È vero che la XIX Legislatura è nata da una campagna elettorale inusuale, in piena estate – e da un voto altrettanto “unico”, appena settembrino – con un Governo in innaturale rincorsa per definire in tempo utile la Legge di Bilancio. Tutto in fretta e furia. Ma è anche vero che ormai quasi alla fine di gennaio la gran parte della pletora di Commissioni parlamentari – bicamerali, d’inchiesta, di indirizzo vigilanza e controllo – non sono ancora insediate.
Un bene? Un male? Più semplicemente rischia di essere la dimostrazione che in molti casi il ruolo delle Commissioni – al netto di quelle permanenti, ovviamente – coincida con il micropotere di chi le presiede e di chi le compone. E probabilmente lo stesso peso specifico delle stesse commissioni dipende in gran parte dall’autorevolezza di chi le guida: nel mio ricordo – quando ero al vertice dell’Inps mi è capitato talvolta di essere “audito” dalla Commissione bicamerale di controllo sull’attività degli enti di previdenza – non conservo interventi memorabili, se non qualche pressione indebita e qualche ostentata suggestione muscolare da parte di chi ebbe l’occasione di presiedere la Commissione.
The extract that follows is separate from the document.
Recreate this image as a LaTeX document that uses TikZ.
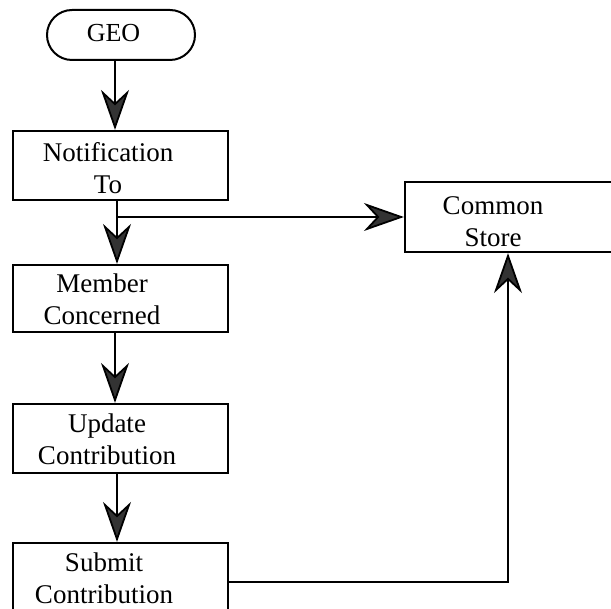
\documentclass[tikz,border=0pt]{standalone}
\usepackage{fontspec}
\setmainfont{Liberation Serif}
\usetikzlibrary{arrows.meta}
\begin{document}
\begin{tikzpicture}[x=1pt,y=-1pt,
  box/.style={draw=black, line width=2.2pt, minimum width=215pt,
    minimum height=69pt, inner sep=0pt},
  term/.style={draw=black, line width=2pt, rounded corners=25pt,
    minimum width=148pt, minimum height=50pt, inner sep=0pt},
  boxtext/.style={align=center, inner sep=0pt,
    font=\fontsize{27}{32}\selectfont},
  flow/.style={line width=1.8pt,
    -{Stealth[length=40pt,width=28pt,inset=13pt,fill=black!80]}},
]
\clip (0,0) rectangle (611,609);

% terminal and process boxes
\node[term] (geo) at (121,35) {};
\node[boxtext, font=\fontsize{26}{30}\selectfont] (geo-t) at (113.5,33) {GEO};

\node[box] (notif) at (120.5,165.5) {};
\node[boxtext] (notif-t) at (108,168) {Notification\\To};

\node[box, minimum height=67pt] (member) at (120.5,298.5) {};
\node[boxtext] (member-t) at (102,299.5) {Member\\Concerned};

\node[box] (update) at (120.5,438.5) {};
\node[boxtext] (update-t) at (107,439.5) {Update\\Contribution};

\node[box] (submit) at (120.5,577.5) {};
\node[boxtext] (submit-t) at (104,578.5) {Submit\\Contribution};

% the store box runs on past the right edge of the page
\node[box, minimum width=225pt, minimum height=70pt] (store) at (517.5,217) {};
\node[boxtext] (store-t) at (493,222) {Common\\Store};

% main flow
\draw[flow] ([xshift=-6pt]geo.south) -- ([xshift=-6pt]geo.south |- notif.north);
\draw[flow] ([xshift=-3.5pt]notif.south) -- ([xshift=-3.5pt]notif.south |- member.north);
\coordinate (split) at ([xshift=-3.5pt]notif.south |- store.west);
\draw[flow] (split) -- (store.west);
\draw[flow] ([xshift=-5.5pt]member.south) -- ([xshift=-5.5pt]member.south |- update.north);
\draw[flow] ([xshift=-3.5pt]update.south) -- ([xshift=-3.5pt]update.south |- submit.north);

% return path to the common store
\draw[flow] ([yshift=-4.5pt]submit.east) -| ([xshift=-9.5pt]store.south);
\end{tikzpicture}
\end{document}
Secondo l’analisi fornita da Openpolis nel corso della scorsa Legislatura, considerando la data reale di costituzione, le commissioni “speciali” hanno lavorato in media 6 ore al mese. La media però è influenzata dalla commissione sul sistema bancario, che in soli tre mesi di attività si è riunita per 156 ore (con una media di 52 ore al mese). Escludendo questa, infatti, la media di lavoro delle commissioni supera di poco le 5 ore al mese. Una mezza giornata al mese.
I numeri sono implacabili anche se a volte insufficienti a spiegare i fenomeni. È certo che si tratta di un bilancio che non rende preoccupante la mancata costituzione della gran parte delle commissioni “non permanenti”, che sono vacanti, anche su materie apparentemente vistose e impegnative. Non c’è ancora la Commissione di Vigilanza Rai e nemmeno la Commissione Antimafia (meglio evitare le possibili battute sui recenti risultati anti-mafia, anche senza commissione). Potrebbe essere un’occasione per razionalizzare i lavori del Parlamento, che da questa Legislatura, come noto, conta su un terzo di parlamentari in meno e soffre, non da oggi, di quella “deparlamentarizzazione” che ha finito per attribuire al Governo la quasi totalità dell’iniziativa legislativa.
Sul sito della Camera sono indicate solo due Commissioni bicamerali e di inchiesta già insediate; il sito del Senato ne ricorda solo una. Poca roba rispetto alla pletora che abitualmente ha distinto negli ultimi anni i lavori del Parlamento. Istituite con legge, le Commissioni di indirizzo vigilanza e controllo svolgono funzioni “peculiari” in relazione a settori o materie specifiche, non sempre altrettanto “peculiari”. Dalla Commissione parlamentare per l’infanzia e l’adolescenza alla Commissione di vigilanza sull’anagrafe tributaria, dalla Commissione parlamentare di inchiesta sulla tutela dei consumatori e degli utenti al Comitato parlamentare di controllo sull’attuazione dell’accordo di Schengen e di vigilanza sull’attività di Europol.
La democrazia – si sa, da Churchill in poi – è la peggior forma di governo, eccezion fatta per tutte quelle altre forme che si sono sperimentate finora. E la democrazia ha le sue ridondanze. Le commissioni parlamentari sono anche questo? Probabilmente sì, ma oltre che costituire una Commissione speciale sulla semplificazione (sì c’è stata anche questa commissione consultiva istituita nella scorsa Legislatura) forse si potrebbe tenere in conto l’idea di semplificare anche il panorama delle Commissioni parlamentari. Magari si potrebbe guadagnare in efficienza e in qualità della produzione legislativa.